Besides working on his skating, the biggest thing for Minten will be continuing to layer all of his raw tools on top of one another consistently, as he started to do in the back half of last season. He has shown the ability to be a high-end facilitator on occasion but refining his decision-making and becoming a bit more dynamic as a playmaker would really take his game to another level. There is room for improvement in his shot selection and his ability to find soft spots in coverage as well, but those are minor concerns at this point, and I expect him to take significant strides in those areas when he returns to Kamloops this fall.
It figures to be a big year for Minten with Kamloops gunning for a Memorial Cup title as the host city in 2023. Lauded for his maturity and leadership skills by his teammates and Leafs management alike, he is primed to take on an even larger role for the Blazers than he did in 2021-22. Minten was also invited to the recent evaluation camp for Canada’s 2023 World Junior squad, and a strong start to his WHL campaign would help to solidify his place on that team for the annual holiday tournament.
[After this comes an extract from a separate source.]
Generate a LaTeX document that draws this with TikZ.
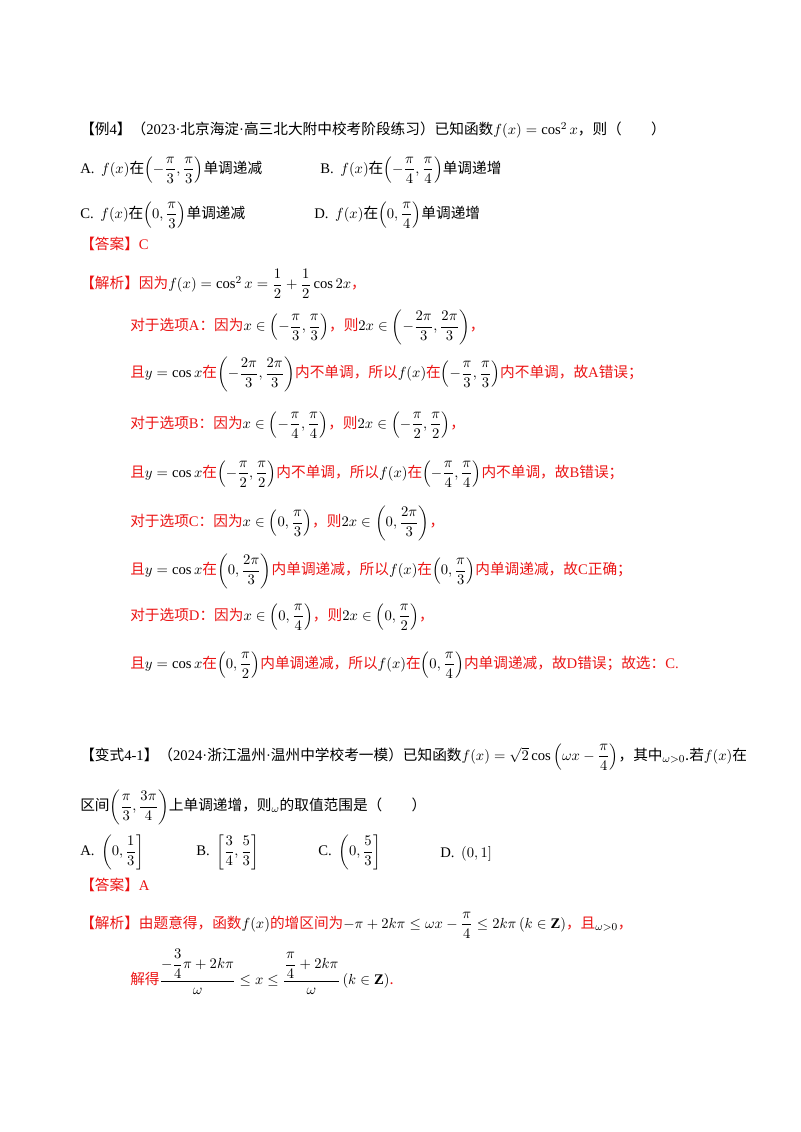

The Leafs’ selection of Minten was a bit of a departure for this management group as there were a number of players available who were perceived – at least publically – to possess higher upside, but the organization is bullish on their newest prized prospect. While he was considered by many to be a “safe” pick who projects relatively safely to be at least a fourth line player in the NHL, he also has the tools and runway in front of him to become an effective two-way, middle-six center for the Leafs one day.
Dubas and his staff have placed a ton of faith in Minten, and now he will be looking to make a believer out of everyone else in his pursuit of living out his NHL dream.